# Supplied data
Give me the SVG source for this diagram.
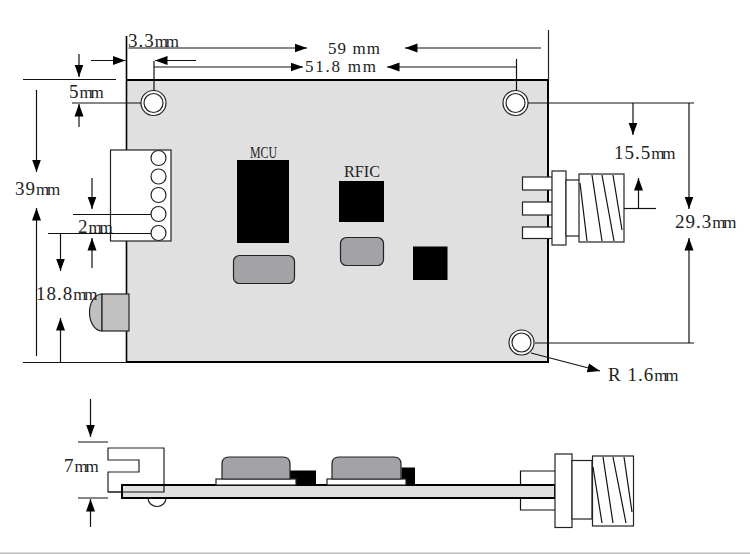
<svg xmlns="http://www.w3.org/2000/svg" width="750" height="554" viewBox="0 0 750 554">
<style>
.t{font-family:"Liberation Serif","Times New Roman",serif;font-size:19px;fill:#222}
.d{letter-spacing:1px}
.m{font-size:17px;letter-spacing:-2.200px}
.s{font-size:17px}
.l{fill:none;stroke:#111;stroke-width:1.200}
.a{fill:none;stroke:#111;stroke-width:1.200;marker-end:url(#ah)}
.o{fill:#fff;stroke:#222;stroke-width:1.200}
.g{fill:#a3a2a6;stroke:#222;stroke-width:1.200}
.k{fill:#000}
</style>
<defs>
<marker id="ah" markerUnits="userSpaceOnUse" markerWidth="13" markerHeight="10" refX="12.500" refY="5" orient="auto"><path d="M0 0.500L12.500 5L0 9.500z" fill="#000"/></marker>
</defs>
<rect width="750" height="554" fill="#fff"/>
<rect x="0" y="552.500" width="750" height="1.500" fill="#bbb"/>
<g id="board">
<rect x="127" y="80" width="421" height="282" fill="#e0e0e0"/>
<path d="M127 80H548V362H127" fill="none" stroke="#000" stroke-width="2"/>
<path d="M126.500 36V150M126.500 241V362" fill="none" stroke="#000" stroke-width="1.600"/>
<path d="M548.500 30V80" fill="none" stroke="#222" stroke-width="1.200"/>
</g>
<g id="hole-top-left"><circle cx="153.500" cy="103" r="12.500" class="o"/><circle cx="153.500" cy="103" r="9.500" class="o"/></g>
<g id="hole-top-right"><circle cx="515.500" cy="103" r="12.500" class="o"/><circle cx="515.500" cy="103" r="9.500" class="o"/></g>
<g id="hole-bottom-right"><circle cx="521.500" cy="342.500" r="12.500" class="o"/><circle cx="521.500" cy="342.500" r="9.500" class="o"/></g>
<g id="terminal">
<rect x="110.500" y="150" width="60.500" height="91" class="o"/>
<circle cx="158.500" cy="158" r="7.500" class="o"/><circle cx="158.500" cy="176.500" r="7.500" class="o"/><circle cx="158.500" cy="195" r="7.500" class="o"/><circle cx="158.500" cy="214" r="7.500" class="o"/><circle cx="158.500" cy="233" r="7.500" class="o"/>
</g>
<g id="led">
<path d="M102 294A12.500 18.500 0 0 0 102 331z" fill="#c0c0c0" stroke="#222" stroke-width="1.200"/>
<rect x="102" y="294" width="27" height="37" fill="#c0c0c0" stroke="#222" stroke-width="1.200"/>
</g>
<g id="mcu"><rect x="237" y="160" width="52" height="83" class="k"/><text x="250" y="158" class="t s" textLength="27" lengthAdjust="spacingAndGlyphs">MCU</text></g>
<g id="rfic"><rect x="339" y="181" width="45" height="41" class="k"/><text x="344" y="177" class="t s" textLength="36" lengthAdjust="spacingAndGlyphs">RFIC</text></g>
<g id="crystal-1"><rect x="233.500" y="255.500" width="61" height="28" rx="6" class="g"/></g>
<g id="crystal-2"><rect x="340.500" y="237.500" width="43" height="28" rx="6" class="g"/></g>
<g id="chip"><rect x="413" y="246.500" width="34.500" height="33.500" class="k"/></g>
<g id="sma-top">
<rect x="522.500" y="177" width="30" height="13" class="o"/>
<rect x="522.500" y="202" width="30" height="13" class="o"/>
<rect x="522.500" y="227" width="30" height="11.500" class="o"/>
<rect x="552" y="171" width="14" height="74" class="o"/>
<rect x="566" y="180" width="14" height="56" class="o"/>
<rect x="579" y="174" width="45" height="68" class="o"/>
<path d="M580 183L587 241M592 175L602 241M602 175L614 241M613 175L622 230" class="l"/>
</g>
<g id="side-view">
<path d="M108 448H164V492H108V472H139V460H108z" class="o"/>
<path d="M148 498A9 8.500 0 0 0 166 498" class="o"/>
<rect x="122" y="485" width="433" height="13" fill="#e0e0e0" stroke="#000" stroke-width="2"/>
<path d="M108 492H164V485" class="l"/>
<rect x="290" y="470.500" width="26" height="14" class="k"/>
<rect x="401.500" y="467.500" width="13.500" height="17" class="k"/>
<rect x="216" y="479" width="80" height="6" class="o"/>
<rect x="327" y="479" width="79" height="6" class="o"/>
<path d="M222 479V464Q222 457 229 457H283Q290 457 290 464V479z" class="g"/>
<path d="M332 479V464Q332 457 339 457H394Q401 457 401 464V479z" class="g"/>
<path d="M555 471H520.500V484M520.500 498V510H555" class="l"/>
<rect x="555" y="454" width="17" height="73.500" class="o"/>
<rect x="572" y="460.500" width="20" height="58.500" class="o"/>
<rect x="592.500" y="456" width="41" height="70" class="o"/>
<path d="M593 467L602 523M603 457L613 523M613 457L626 523M624 457L632 512" class="l"/>
</g>
<g id="connectors">
<path class="a" d="M128.500 48H307"/><path class="a" d="M541 48H405"/>
<path class="a" d="M154 67H303"/><path class="a" d="M517 67H387"/>
<path class="l" d="M154 61V91M516.500 59V91"/>
<path class="a" d="M196 60.500H155"/><path class="a" d="M91 60.500H125.500"/>
<path class="a" d="M79 54V77"/><path class="l" d="M23 79.500H116M72 103H141"/><path class="a" d="M79 127V104"/>
<path class="a" d="M36.500 90V172"/><path class="a" d="M36.500 356V208"/><path class="l" d="M23 362.500H127"/>
<path class="a" d="M92 178V209"/><path class="l" d="M73 214.500H151M48 233.500H151"/><path class="a" d="M92 268V238"/>
<path class="a" d="M60.500 233.500V271"/><path class="a" d="M60.500 362V318"/>
<path class="l" d="M528 103H694"/><path class="a" d="M633 103V135"/><path class="a" d="M689 103V209"/>
<path class="a" d="M638.500 208V178"/><path class="l" d="M624 208.500H656"/>
<path class="a" d="M689 343V238"/><path class="l" d="M535 343H694"/>
<path class="a" d="M531 353L600 371"/>
<path class="a" d="M90.500 399V437"/><path class="l" d="M78 442H108M78 498H108"/><path class="a" d="M90.500 527V499"/>
</g>
<g id="labels">
<text x="128" y="47" class="t"><tspan class="d" letter-spacing="3">3.3</tspan><tspan class="m">mm</tspan></text>
<text x="328" y="54" class="t" style="font-size:17px" textLength="52">59 mm</text>
<text x="305" y="72" class="t" style="font-size:17px" textLength="71">51.8 mm</text>
<text x="69" y="98" class="t"><tspan class="d">5</tspan><tspan class="m">mm</tspan></text>
<text x="15" y="195" class="t"><tspan class="d">39</tspan><tspan class="m">mm</tspan></text>
<text x="78" y="233" class="t"><tspan class="d">2</tspan><tspan class="m">mm</tspan></text>
<text x="36" y="300" class="t"><tspan class="d" letter-spacing="3">18.8</tspan><tspan class="m">mm</tspan></text>
<text x="614" y="159" class="t"><tspan class="d" letter-spacing="2.500">15.5</tspan><tspan class="m">mm</tspan></text>
<text x="675" y="228" class="t"><tspan class="d" letter-spacing="2.500">29.3</tspan><tspan class="m">mm</tspan></text>
<text x="608" y="381" class="t"><tspan class="d" letter-spacing="2.600">R 1.6</tspan><tspan class="m">mm</tspan></text>
<text x="64" y="472" class="t"><tspan class="d">7</tspan><tspan class="m">mm</tspan></text>
</g>
</svg>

# Task prompt
Set down the material exactly, every line of it, except for the pictures.

# Finished exercise
Give me the SVG source for this diagram.
<svg xmlns="http://www.w3.org/2000/svg" width="750" height="554" viewBox="0 0 750 554">
<style>
.t{font-family:"Liberation Serif","Times New Roman",serif;font-size:19px;fill:#222}
.d{letter-spacing:1px}
.m{font-size:17px;letter-spacing:-2.200px}
.s{font-size:17px}
.l{fill:none;stroke:#111;stroke-width:1.200}
.a{fill:none;stroke:#111;stroke-width:1.200;marker-end:url(#ah)}
.o{fill:#fff;stroke:#222;stroke-width:1.200}
.g{fill:#a3a2a6;stroke:#222;stroke-width:1.200}
.k{fill:#000}
</style>
<defs>
<marker id="ah" markerUnits="userSpaceOnUse" markerWidth="13" markerHeight="10" refX="12.500" refY="5" orient="auto"><path d="M0 0.500L12.500 5L0 9.500z" fill="#000"/></marker>
</defs>
<rect width="750" height="554" fill="#fff"/>
<rect x="0" y="552.500" width="750" height="1.500" fill="#bbb"/>
<g id="board">
<rect x="127" y="80" width="421" height="282" fill="#e0e0e0"/>
<path d="M127 80H548V362H127" fill="none" stroke="#000" stroke-width="2"/>
<path d="M126.500 36V150M126.500 241V362" fill="none" stroke="#000" stroke-width="1.600"/>
<path d="M548.500 30V80" fill="none" stroke="#222" stroke-width="1.200"/>
</g>
<g id="hole-top-left"><circle cx="153.500" cy="103" r="12.500" class="o"/><circle cx="153.500" cy="103" r="9.500" class="o"/></g>
<g id="hole-top-right"><circle cx="515.500" cy="103" r="12.500" class="o"/><circle cx="515.500" cy="103" r="9.500" class="o"/></g>
<g id="hole-bottom-right"><circle cx="521.500" cy="342.500" r="12.500" class="o"/><circle cx="521.500" cy="342.500" r="9.500" class="o"/></g>
<g id="terminal">
<rect x="110.500" y="150" width="60.500" height="91" class="o"/>
<circle cx="158.500" cy="158" r="7.500" class="o"/><circle cx="158.500" cy="176.500" r="7.500" class="o"/><circle cx="158.500" cy="195" r="7.500" class="o"/><circle cx="158.500" cy="214" r="7.500" class="o"/><circle cx="158.500" cy="233" r="7.500" class="o"/>
</g>
<g id="led">
<path d="M102 294A12.500 18.500 0 0 0 102 331z" fill="#c0c0c0" stroke="#222" stroke-width="1.200"/>
<rect x="102" y="294" width="27" height="37" fill="#c0c0c0" stroke="#222" stroke-width="1.200"/>
</g>
<g id="mcu"><rect x="237" y="160" width="52" height="83" class="k"/><text x="250" y="158" class="t s" textLength="27" lengthAdjust="spacingAndGlyphs">MCU</text></g>
<g id="rfic"><rect x="339" y="181" width="45" height="41" class="k"/><text x="344" y="177" class="t s" textLength="36" lengthAdjust="spacingAndGlyphs">RFIC</text></g>
<g id="crystal-1"><rect x="233.500" y="255.500" width="61" height="28" rx="6" class="g"/></g>
<g id="crystal-2"><rect x="340.500" y="237.500" width="43" height="28" rx="6" class="g"/></g>
<g id="chip"><rect x="413" y="246.500" width="34.500" height="33.500" class="k"/></g>
<g id="sma-top">
<rect x="522.500" y="177" width="30" height="13" class="o"/>
<rect x="522.500" y="202" width="30" height="13" class="o"/>
<rect x="522.500" y="227" width="30" height="11.500" class="o"/>
<rect x="552" y="171" width="14" height="74" class="o"/>
<rect x="566" y="180" width="14" height="56" class="o"/>
<rect x="579" y="174" width="45" height="68" class="o"/>
<path d="M580 183L587 241M592 175L602 241M602 175L614 241M613 175L622 230" class="l"/>
</g>
<g id="side-view">
<path d="M108 448H164V492H108V472H139V460H108z" class="o"/>
<path d="M148 498A9 8.500 0 0 0 166 498" class="o"/>
<rect x="122" y="485" width="433" height="13" fill="#e0e0e0" stroke="#000" stroke-width="2"/>
<path d="M108 492H164V485" class="l"/>
<rect x="290" y="470.500" width="26" height="14" class="k"/>
<rect x="401.500" y="467.500" width="13.500" height="17" class="k"/>
<rect x="216" y="479" width="80" height="6" class="o"/>
<rect x="327" y="479" width="79" height="6" class="o"/>
<path d="M222 479V464Q222 457 229 457H283Q290 457 290 464V479z" class="g"/>
<path d="M332 479V464Q332 457 339 457H394Q401 457 401 464V479z" class="g"/>
<path d="M555 471H520.500V484M520.500 498V510H555" class="l"/>
<rect x="555" y="454" width="17" height="73.500" class="o"/>
<rect x="572" y="460.500" width="20" height="58.500" class="o"/>
<rect x="592.500" y="456" width="41" height="70" class="o"/>
<path d="M593 467L602 523M603 457L613 523M613 457L626 523M624 457L632 512" class="l"/>
</g>
<g id="connectors">
<path class="a" d="M128.500 48H307"/><path class="a" d="M541 48H405"/>
<path class="a" d="M154 67H303"/><path class="a" d="M517 67H387"/>
<path class="l" d="M154 61V91M516.500 59V91"/>
<path class="a" d="M196 60.500H155"/><path class="a" d="M91 60.500H125.500"/>
<path class="a" d="M79 54V77"/><path class="l" d="M23 79.500H116M72 103H141"/><path class="a" d="M79 127V104"/>
<path class="a" d="M36.500 90V172"/><path class="a" d="M36.500 356V208"/><path class="l" d="M23 362.500H127"/>
<path class="a" d="M92 178V209"/><path class="l" d="M73 214.500H151M48 233.500H151"/><path class="a" d="M92 268V238"/>
<path class="a" d="M60.500 233.500V271"/><path class="a" d="M60.500 362V318"/>
<path class="l" d="M528 103H694"/><path class="a" d="M633 103V135"/><path class="a" d="M689 103V209"/>
<path class="a" d="M638.500 208V178"/><path class="l" d="M624 208.500H656"/>
<path class="a" d="M689 343V238"/><path class="l" d="M535 343H694"/>
<path class="a" d="M531 353L600 371"/>
<path class="a" d="M90.500 399V437"/><path class="l" d="M78 442H108M78 498H108"/><path class="a" d="M90.500 527V499"/>
</g>
<g id="labels">
<text x="128" y="47" class="t"><tspan class="d" letter-spacing="3">3.3</tspan><tspan class="m">mm</tspan></text>
<text x="328" y="54" class="t" style="font-size:17px" textLength="52">59 mm</text>
<text x="305" y="72" class="t" style="font-size:17px" textLength="71">51.8 mm</text>
<text x="69" y="98" class="t"><tspan class="d">5</tspan><tspan class="m">mm</tspan></text>
<text x="15" y="195" class="t"><tspan class="d">39</tspan><tspan class="m">mm</tspan></text>
<text x="78" y="233" class="t"><tspan class="d">2</tspan><tspan class="m">mm</tspan></text>
<text x="36" y="300" class="t"><tspan class="d" letter-spacing="3">18.8</tspan><tspan class="m">mm</tspan></text>
<text x="614" y="159" class="t"><tspan class="d" letter-spacing="2.500">15.5</tspan><tspan class="m">mm</tspan></text>
<text x="675" y="228" class="t"><tspan class="d" letter-spacing="2.500">29.3</tspan><tspan class="m">mm</tspan></text>
<text x="608" y="381" class="t"><tspan class="d" letter-spacing="2.600">R 1.6</tspan><tspan class="m">mm</tspan></text>
<text x="64" y="472" class="t"><tspan class="d">7</tspan><tspan class="m">mm</tspan></text>
</g>
</svg>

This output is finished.